We do a lot of tucking here in the fall. The hens get a thick bedding of hay to keep their skinny feet warm. The garden gets a nice duvet of compost. The young apple trees get hard plastic socks around their trunks to guard against the rabbits. The climbing roses get a layer of mulch hay around their feet, while the lavender is surrounded by a wall of hay that reaches halfway up the plants. The rosemary bush and the scented and zonal geraniums have been indoors by a sunny window for weeks.
Vermonters (and Vermonter wannabes such as I) tuck themselves behind massive stacks of wood that will feed the stove until late April. Every driveway is outlined with four-foot markers warning the snow plows away from the grass. And the shrub-proud among us (not I) put out A-shaped wooden contraptions to keep their plantings from being dismembered by avalanches dropping from the roof.
In a word, Vermont is tucked and ready for winter. But, as that 15th-century rake Villon put it, Ou sont les neiges d'antan? (Where are the snows of yesteryear?). Sure, we've had a couple of snows already, but they have promptly disappeared in the next day's 60F high. Reader, it's kind of hot here.
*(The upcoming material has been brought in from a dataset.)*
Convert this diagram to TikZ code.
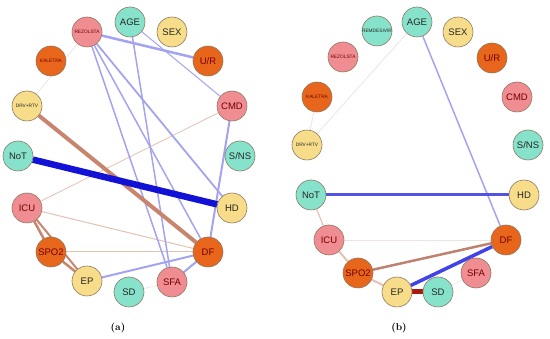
\documentclass[tikz,border=0pt]{standalone}
\usepackage{fontspec}
\setsansfont{Liberation Sans}
\usetikzlibrary{backgrounds}
\definecolor{cTq}{HTML}{86E2CA}
\definecolor{cPk}{HTML}{EF8D93}
\definecolor{cYl}{HTML}{F7DC8A}
\definecolor{cOr}{HTML}{E8661C}
\definecolor{cRim}{HTML}{8C7A62}
\definecolor{cLav}{HTML}{A3A3F2}
\definecolor{cBlue}{HTML}{1212D6}
\definecolor{cMid}{HTML}{5252E4}
\definecolor{cBrn}{HTML}{C8846C}
\definecolor{cBeige}{HTML}{E3C2B2}
\definecolor{cPale}{HTML}{F1E2E2}
\definecolor{cRed}{HTML}{A81A10}
\begin{document}
\begin{tikzpicture}[x=1pt, y=-1pt,
  vtx/.style={circle, draw=cRim, line width=0.6pt, minimum size=30pt, inner sep=0pt,
    font=\sffamily\fontsize{9.5}{9.5}\selectfont, text=black!85},
  smalltxt/.style={font=\sffamily\fontsize{4.8}{4.8}\selectfont},
  tq/.style={vtx, fill=cTq},
  pk/.style={vtx, fill=cPk, text=red!45!black},
  yl/.style={vtx, fill=cYl},
  og/.style={vtx, fill=cOr, text=red!45!black},
  captxt/.style={font=\bfseries\fontsize{10}{10}\selectfont}
]
\useasboundingbox (0,0) rectangle (550,339);

% panel (a)
\node[pk, smalltxt] (aREZ) at (87,32) {REZOLSTA};
\node[tq] (aAGE) at (130,22) {AGE};
\node[yl] (aSEX) at (172,32) {SEX};
\node[og, smalltxt] (aKAL) at (51,61) {KALETRA};
\node[og] (aUR) at (208,61) {U/R};
\node[yl, smalltxt] (aDRV) at (27,106) {DRV+RTV};
\node[pk] (aCMD) at (232,106) {CMD};
\node[tq] (aNOT) at (18,156) {NoT};
\node[tq] (aSNS) at (240,156) {S/NS};
\node[pk] (aICU) at (27,208) {ICU};
\node[yl] (aHD) at (232,208) {HD};
\node[og] (aSPO) at (51,252) {SPO2};
\node[og] (aDF) at (208,252) {DF};
\node[yl] (aEP) at (87,281) {EP};
\node[pk] (aSFA) at (172,282) {SFA};
\node[tq] (aSD) at (129,292) {SD};
\node[captxt] (aCap) at (118,328) {(a)};

% panel (b)
\node[tq, smalltxt] (bREM) at (377,31) {REMDESIVIR};
\node[tq] (bAGE) at (417,22) {AGE};
\node[yl] (bSEX) at (458,32) {SEX};
\node[pk, smalltxt] (bREZ) at (343,57) {REZOLSTA};
\node[og] (bUR) at (492,58) {U/R};
\node[og, smalltxt] (bKAL) at (317,97) {KALETRA};
\node[pk] (bCMD) at (517,97) {CMD};
\node[yl, smalltxt] (bDRV) at (307,145) {DRV+RTV};
\node[tq] (bSNS) at (528,145) {S/NS};
\node[tq] (bNOT) at (311,195) {NoT};
\node[yl] (bHD) at (524,195) {HD};
\node[pk] (bICU) at (329,240) {ICU};
\node[og] (bDF) at (506,240) {DF};
\node[og] (bSPO) at (358,273) {SPO2};
\node[pk] (bSFA) at (476,273) {SFA};
\node[yl] (bEP) at (397,292) {EP};
\node[tq] (bSD) at (438,292) {SD};
\node[captxt] (bCap) at (399,328) {(b)};

\begin{pgfonlayer}{background}
  \draw[cPale, line width=0.8pt] (aREZ) -- (aDRV);
  \draw[cPale, line width=0.6pt] (aSD) -- (aSFA);
  \draw[cBeige, line width=0.8pt] (aCMD) -- (aICU);
  \draw[cBeige, line width=1pt] (aICU) -- (aDF);
  \draw[cBeige, line width=1pt] (aSPO) -- (aDF);
  \draw[cLav, line width=1pt] (aAGE) -- (aCMD);
  \draw[cLav, line width=1.5pt] (aAGE) -- (aSFA);
  \draw[cLav, line width=1.5pt] (aREZ) -- (aSFA);
  \draw[cLav, line width=1.5pt] (aREZ) -- (aDF);
  \draw[cLav, line width=1.8pt] (aREZ) -- (aHD);
  \draw[cLav, line width=2.5pt] (aREZ) -- (aUR);
  \draw[cLav, line width=2pt] (aCMD) -- (aDF);
  \draw[cLav, line width=2pt] (aEP) -- (aDF);
  \draw[cLav, line width=2pt] (aSFA) -- (aDF);
  \draw[cBrn, line width=4pt] (aDRV) -- (aDF);
  \draw[cBrn, line width=2.5pt] (aICU) -- (aSPO);
  \draw[cBrn, line width=2.5pt] (aSPO) -- (aEP);
  \draw[cBrn, line width=2pt] (aICU) -- (aEP);
  \draw[cBlue, line width=6.5pt] (aNOT) -- (aHD);

  \draw[cPale, line width=0.8pt] (bAGE) -- (bDRV);
  \draw[cPale, line width=0.8pt] (bKAL) -- (bDRV);
  \draw[cPale, line width=0.6pt] (bICU) -- (bDF);
  \draw[cPale, line width=0.6pt] (bSD) -- (bSFA);
  \draw[cBeige, line width=1.2pt] (bNOT) -- (bICU);
  \draw[cBeige, line width=2pt] (bICU) -- (bSPO);
  \draw[cBeige, line width=2pt] (bSPO) -- (bEP);
  \draw[cBrn!85!gray, line width=2.5pt] (bSPO) -- (bDF);
  \draw[cLav, line width=1.5pt] (bAGE) -- (bDF);
  \draw[cMid, line width=3pt] (bNOT) -- (bHD);
  \draw[cMid!80!blue, line width=3.5pt] (bEP) -- (bDF);
  \draw[cRed, line width=5pt] (bEP) -- (bSD);
\end{pgfonlayer}
\end{tikzpicture}
\end{document}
I'm worried about the lavender, sweltering under its thick coat of hay. I'm worried about the yellow butterflies that flitted across the driveway yesterday, worried about the geese flying in indecisive circles overhead--to stay, to go? I'm worried about the frogs, who tucked themselves into the gunk at the bottom of the pond on the first cold night, and can be seen clinging to the disintegrating lily pads in the weirdly warm noon sun. I'm worried about the woolly bears--will they be able to rush to shelter when the real cold suddenly arrives? And I'm wondering about their cousins, the brown bears. Are they in their dens by now or are they making sleepy, ill-tempered sorties, hunting for the last berries? Is it safe to fill the bird feeder?
People in the village store say, "enjoy this weird weather." Others say, "we're gonna pay for it later." And I wonder, who are the optimists, who the pessimists? Me, I hope we do pay for it. I hope I get to wear my new super-warm-yet-light-as-a-feather winter coat that is hanging in the closet with the tags still attached. I hope the cold kills the ticks. I hope a thick coat of snow both shelters my plants and leaches nitrogen into their roots. I hope the harshness of winter keeps those who would move here for frivolous reasons away. I hope another season of relative isolation teaches me to endure, to bend with the winds, to find sustenance within myself.
In case you're wondering--that caterpillar in the garden? It wore a wide brownish-orange belt around its middle: a sure sign of a mild winter.